Despite its relatively modest height, the building would become the tallest on all of 40th Avenue. Together with Fairfield Inn on the other side of the block, the duo would be a part of the local mid-rise cluster that transitions the taller buildings to the southwest to the lower profile of the area to the north and east. 40th Ave would boast unobstructed skyline views of Court Square and Midtown from the south-facing, rear windows, at least until the lots to the south are eventually redeveloped.
The rooms sitting by the front, north-facing facade would look upon Ravenswood and Astoria, where rowhomes and parking lots steadily make way for mid-rise hotels and apartments. A sprawling, ten-story residential complex rises at 30-17 40th Avenue half a block up. The structure’s block-wide bulk would block a long stretch of the el from sight.
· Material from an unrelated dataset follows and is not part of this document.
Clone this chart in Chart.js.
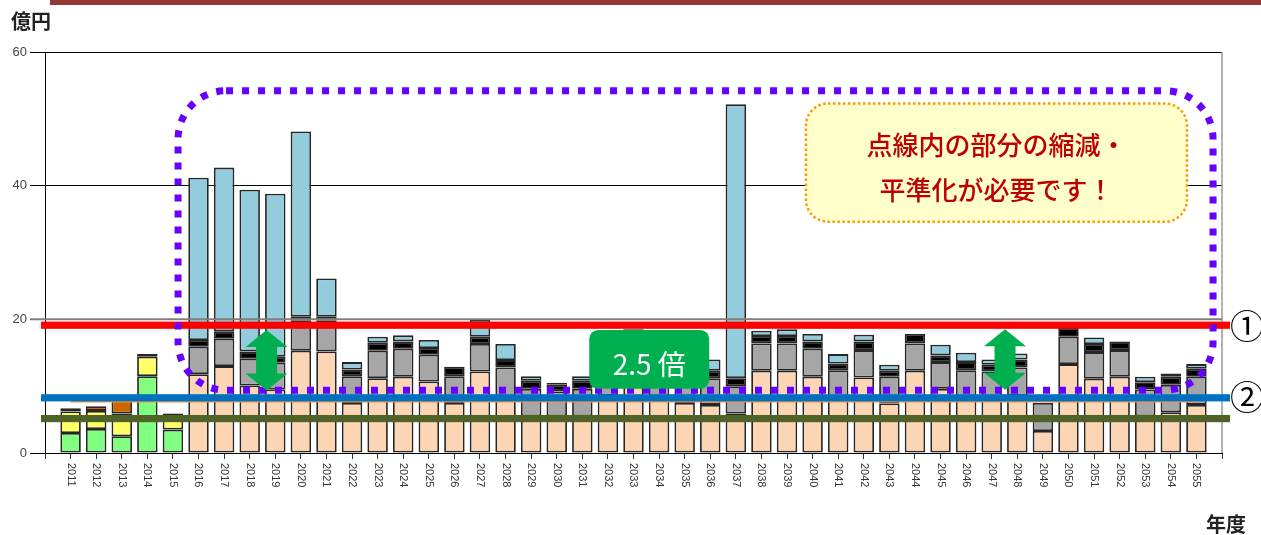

The nearest station on the el, 39 Av, sits just a block-and-a-half north. Queens Plaza, serviced by the E, M, and R trains, is located a few blocks south. The Queensboro Plaza hub, connecting the N, Q, and 7 trains, stands at the foot of the Queensboro Bridge a short walk to the southwest. While hotel operators would almost certainly hype up the proximity to Manhattan, the local neighborhood boasts its own attractions. Astoria, with its Kaufman Astoria Studios, the Museum of the Moving Image, and an active restaurant and nightlife scene, starts a few blocks northeast. MoMA PS1 and the Sculpture Center are the cultural destinations of the growing Court Square district to the southwest. The 43,000-square-foot, publicly-accessible Brooklyn Grange rooftop farm sits at 37-18 Northern Boulevard, 2,500 feet to the east of the rising hotel. We hope to see the growing hotel district play the role of a true gateway to the diverse borough of Queens rather than just a transit stop on the way to Manhattan.